No, on the contrary I worked against trajectory. I was trying to make it feel very much in a moment, almost like a rant, so in my mind, there’s no beginning, no middle, no end. The few stanza breaks that occur were really there to echo the Schuyler, so they have no other temporal or rhythmic quality. There’s no arch.
In a recent essay for Vice, you argued poetry’s political power comes from its ability to explore new modes of thought and to push artists of all disciplines to find new methods of expression. What do you think is the most significant avenue you expand in creating No, Wait. Yep. Definitely Still Hate Myself?
For a decade or so I’ve been committed to a couple of ideas that in my mind intersect with sociopolitical issues that I’m concerned about. Primarily, most of my books are appropriations. I’m interested in ownership about this kind of material from the web. I’m interested in reflecting the language that’s on the web. I’m interested in collecting language. Further, in this book, I’m really interested in ways in which we can start to renegotiate or rethink our ideas about this kind of author. As I said in other contexts, I’m all in favor of subjectivity, I just think it doesn’t have to be my own. I’m really interested in print collective subjectivity as a new way to think about these emotions, this affect. Does it have to be me—singular author—articulating my feelings to a reader? Those reimaginations, those reconfigurations between the reader and the author and this new inundation of text and language that is everywhere, to me, really speaks of a contemporary moment and, to me, speaking to a contemporary moment is a political act.

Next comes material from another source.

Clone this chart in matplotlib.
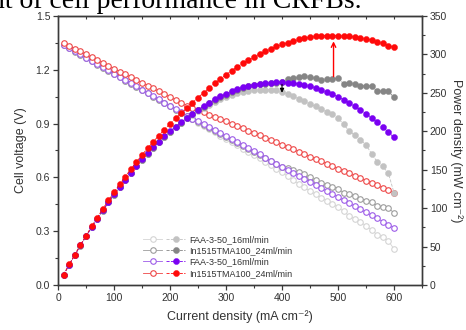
import matplotlib
matplotlib.use("Agg")
import matplotlib.pyplot as plt
from matplotlib.ticker import FixedLocator, MultipleLocator
from matplotlib.legend_handler import HandlerTuple

plt.rcParams['font.family'] = ['Liberation Sans', 'DejaVu Sans']

# ---------------- data ----------------
current = [10, 20, 30, 40, 50, 60, 70, 80, 90, 100,
           110, 120, 130, 140, 150, 160, 170, 180, 190, 200,
           210, 220, 230, 240, 250, 260, 270, 280, 290, 300,
           310, 320, 330, 340, 350, 360, 370, 380, 390, 400,
           410, 420, 430, 440, 450, 460, 470, 480, 490, 500,
           510, 520, 530, 540, 550, 560, 570, 580, 590, 600]

labels = ["FAA-3-50_16ml/min", "In1515TMA100_24ml/min",
          "FAA-3-50_16ml/min", "In1515TMA100_24ml/min"]

# cell voltage (V)
v_lightgray = [1.340, 1.321, 1.302, 1.284, 1.266, 1.248, 1.230, 1.212, 1.194, 1.176,
               1.158, 1.140, 1.122, 1.104, 1.086, 1.068, 1.050, 1.032, 1.014, 0.996,
               0.978, 0.960, 0.942, 0.924, 0.906, 0.888, 0.869, 0.851, 0.833, 0.815,
               0.797, 0.779, 0.761, 0.743, 0.725, 0.706, 0.687, 0.668, 0.649, 0.628,
               0.607, 0.585, 0.564, 0.544, 0.524, 0.505, 0.487, 0.470, 0.453, 0.434,
               0.410, 0.385, 0.368, 0.350, 0.331, 0.305, 0.281, 0.266, 0.246, 0.200]
v_darkgray = [1.337, 1.319, 1.301, 1.283, 1.265, 1.247, 1.229, 1.211, 1.193, 1.176,
              1.158, 1.140, 1.122, 1.104, 1.086, 1.068, 1.050, 1.032, 1.014, 0.996,
              0.978, 0.960, 0.942, 0.925, 0.909, 0.892, 0.876, 0.859, 0.843, 0.826,
              0.810, 0.794, 0.777, 0.760, 0.742, 0.725, 0.707, 0.690, 0.674, 0.660,
              0.654, 0.640, 0.628, 0.617, 0.600, 0.585, 0.568, 0.557, 0.547, 0.538,
              0.514, 0.506, 0.494, 0.480, 0.471, 0.462, 0.442, 0.434, 0.427, 0.403]
v_purple = [1.340, 1.322, 1.304, 1.286, 1.268, 1.250, 1.232, 1.214, 1.196, 1.179,
            1.161, 1.143, 1.125, 1.107, 1.089, 1.071, 1.053, 1.035, 1.017, 0.999,
            0.981, 0.963, 0.945, 0.928, 0.912, 0.895, 0.879, 0.862, 0.846, 0.829,
            0.813, 0.797, 0.780, 0.763, 0.745, 0.728, 0.710, 0.693, 0.676, 0.659,
            0.642, 0.625, 0.608, 0.591, 0.575, 0.558, 0.541, 0.524, 0.507, 0.490,
            0.473, 0.456, 0.439, 0.422, 0.405, 0.388, 0.371, 0.354, 0.337, 0.320]
v_red = [1.350, 1.334, 1.318, 1.302, 1.286, 1.270, 1.254, 1.238, 1.222, 1.206,
         1.190, 1.175, 1.159, 1.143, 1.128, 1.112, 1.096, 1.080, 1.064, 1.048,
         1.032, 1.016, 1.000, 0.987, 0.975, 0.962, 0.949, 0.937, 0.924, 0.912,
         0.899, 0.887, 0.874, 0.861, 0.848, 0.835, 0.822, 0.809, 0.796, 0.783,
         0.769, 0.756, 0.743, 0.730, 0.716, 0.703, 0.690, 0.676, 0.662, 0.649,
         0.636, 0.622, 0.609, 0.595, 0.582, 0.569, 0.555, 0.542, 0.528, 0.515]

# power density (mW cm-2)
p_lightgray = [13.4, 26.4, 39.1, 51.4, 63.3, 74.9, 86.1, 97.0, 107.5, 117.6,
               127.4, 136.8, 145.9, 154.6, 162.9, 170.9, 178.5, 185.8, 192.7, 199.2,
               205.4, 211.2, 216.7, 221.8, 226.5, 230.9, 234.6, 238.3, 241.6, 244.5,
               247.1, 249.3, 251.1, 252.6, 253.8, 254.2, 254.2, 253.8, 253.1, 251.2,
               248.9, 245.7, 242.5, 239.4, 235.8, 232.3, 228.9, 225.6, 222.0, 217.0,
               209.1, 200.2, 195.0, 189.0, 182.1, 170.8, 160.2, 154.3, 145.1, 120.0]
p_darkgray = [13.4, 26.4, 39.0, 51.3, 63.3, 74.8, 86.0, 96.9, 107.4, 117.6,
              127.4, 136.8, 145.9, 154.6, 162.9, 170.9, 178.5, 185.8, 192.7, 199.2,
              205.4, 211.2, 216.7, 222.0, 227.3, 231.9, 236.5, 240.5, 244.5, 247.8,
              251.1, 254.1, 256.4, 258.4, 259.7, 261.0, 261.6, 262.2, 262.9, 264.0,
              268.0, 269.0, 270.0, 271.5, 270.0, 269.0, 267.0, 267.5, 268.0, 269.0,
              262.0, 263.0, 262.0, 259.0, 259.0, 259.0, 252.0, 252.0, 252.0, 244.0]
p_purple = [13.4, 26.4, 39.1, 51.4, 63.4, 75.0, 86.2, 97.1, 107.6, 117.9,
            127.7, 137.2, 146.3, 155.0, 163.4, 171.4, 179.0, 186.3, 193.2, 199.8,
            206.0, 211.9, 217.4, 222.7, 228.0, 232.7, 237.3, 241.4, 245.3, 248.7,
            252.0, 255.0, 257.4, 259.4, 260.8, 262.1, 262.7, 263.3, 263.6, 263.6,
            263.2, 262.5, 261.4, 260.0, 258.8, 256.7, 254.3, 251.5, 248.4, 245.0,
            241.2, 237.1, 232.7, 227.9, 222.8, 217.3, 211.5, 205.3, 198.8, 192.0]
p_red = [13.5, 26.7, 39.5, 52.1, 64.3, 76.2, 87.8, 99.0, 110.0, 120.6,
         130.9, 141.0, 150.7, 160.0, 169.2, 177.9, 186.3, 194.4, 202.2, 209.6,
         216.7, 223.5, 230.0, 236.9, 243.8, 250.1, 256.2, 262.4, 268.0, 273.6,
         278.7, 283.8, 288.4, 292.7, 296.8, 300.6, 304.1, 307.4, 310.4, 313.2,
         315.3, 317.5, 319.5, 321.2, 322.2, 323.4, 324.3, 324.5, 324.4, 324.5,
         324.4, 323.4, 322.8, 321.3, 320.1, 318.6, 316.4, 314.4, 311.5, 309.0]

x_ticks = [0, 100, 200, 300, 400, 500, 600]
v_ticks = [0.0, 0.3, 0.6, 0.9, 1.2, 1.5]
p_ticks = [0, 50, 100, 150, 200, 250, 300, 350]

volt_series = [v_lightgray, v_darkgray, v_purple, v_red]
power_series = [p_lightgray, p_darkgray, p_purple, p_red]
open_colors = ['#d4d4d4', '#9c9c9c', '#9d5ce8', '#ee4646']
fill_colors = ['#c2c2c2', '#858585', '#7a00f2', '#ff0a0a']

# ---------------- figure ----------------
fig = plt.figure(figsize=(4.66, 3.30), dpi=100)
ax = fig.add_axes([0.1245, 0.1364, 0.7811, 0.8152])
ax2 = ax.twinx()

spine_c = '#3a3a3a'
text_c = '#333333'

open_handles = []
fill_handles = []
for v, c in zip(volt_series, open_colors):
    h, = ax.plot(current, v, '-', color=c, lw=0.6, marker='o', ms=4.0,
                 mfc='white', mec=c, mew=0.8)
    open_handles.append(h)
for p, c in zip(power_series, fill_colors):
    h, = ax2.plot(current, p, '--', color=c, lw=0.6, marker='o', ms=4.4,
                  mfc=c, mec=c, mew=0.3)
    fill_handles.append(h)

ax.set_xlim(0, 650)
ax.set_ylim(0, 1.5)
ax2.set_ylim(0, 350)

ax.xaxis.set_major_locator(FixedLocator(x_ticks))
ax.xaxis.set_minor_locator(MultipleLocator(50))
ax.yaxis.set_major_locator(FixedLocator(v_ticks))
ax.yaxis.set_minor_locator(MultipleLocator(0.15))
ax2.yaxis.set_major_locator(FixedLocator(p_ticks))
ax2.yaxis.set_minor_locator(MultipleLocator(25))
ax.set_yticklabels([f"{t:.1f}" for t in v_ticks])

for a in (ax, ax2):
    for s in a.spines.values():
        s.set_color(spine_c)
        s.set_linewidth(1.0)
ax.tick_params(axis='both', which='major', direction='out', length=3.6, width=0.9,
               color=spine_c, labelsize=7.5, labelcolor=text_c, pad=2)
ax.tick_params(axis='both', which='minor', direction='out', length=2.2, width=0.8,
               color=spine_c)
ax2.tick_params(axis='y', which='major', direction='out', length=3.6, width=0.9,
                color=spine_c, labelsize=7.5, labelcolor=text_c, pad=2)
ax2.tick_params(axis='y', which='minor', direction='out', length=2.2, width=0.8,
                color=spine_c)

top = ax.secondary_xaxis('top')
top.xaxis.set_major_locator(FixedLocator(x_ticks))
top.xaxis.set_minor_locator(MultipleLocator(50))
top.tick_params(which='both', direction='in', length=2.4, width=0.8,
                color=spine_c, labeltop=False)
top.spines['top'].set_color(spine_c)

ax.set_xlabel("Current density (mA cm⁻²)", fontsize=9, color=text_c, labelpad=5)
ax.set_ylabel("Cell voltage (V)", fontsize=9, color=text_c, labelpad=6)
ax2.set_ylabel("Power density (mW cm⁻²)", fontsize=9, color=text_c,
               rotation=-90, labelpad=11)

# arrows
ax2.annotate('', xy=(492, 317), xytext=(492, 271),
             arrowprops=dict(arrowstyle='->', color='#ff0000', lw=1.0,
                             mutation_scale=8, shrinkA=0, shrinkB=0))
ax2.annotate('', xy=(400, 250), xytext=(400, 261),
             arrowprops=dict(arrowstyle='-|>', color='black', lw=0.8,
                             mutation_scale=6, shrinkA=0, shrinkB=0))

# legend
handles = list(zip(open_handles, fill_handles))
leg = ax2.legend(handles, labels, loc='lower left', bbox_to_anchor=(0.215, 0.0),
                 handler_map={tuple: HandlerTuple(ndivide=None, pad=0.4)},
                 frameon=False, fontsize=6.5, labelspacing=0.25,
                 handlelength=4.6, handletextpad=0.5, borderpad=0.3)
for t in leg.get_texts():
    t.set_color(text_c)

# cropped caption at top
fig.text(362 / 466, 1 - 8 / 330, "nt of cell performance in CRFBs.",
         ha='right', va='baseline', fontsize=20, family='Liberation Serif',
         color='black')

fig.savefig("out.png", dpi=100)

So you think it’s more important in our current cultural and political present to put yourself forward as a filter for these messages rather than as a creator of your own?
I’m not just a filter. A filter would be a very specific way of putting it, which I like, but I would say as a thinker, as a way think about how these messages are disseminated. But filter is interesting, too, because filter would suggest a lot of new ideas about what can the author do, and what is the author’s role in this kind of culture where text is king and we have all this language and technology? What is his role? To ignore that, to have one kind of supreme voice is one option that I think is very old-fashioned. To find yourself, to use your word, as a type of filter, or a kind of way to facilitate and negotiate is interesting.
Robert Fitterman is the author of several books including No, Wait. Yep. Definitely Still Hate Myself and Now We Are Friends. He is a faculty member at the creative writing program at NYU.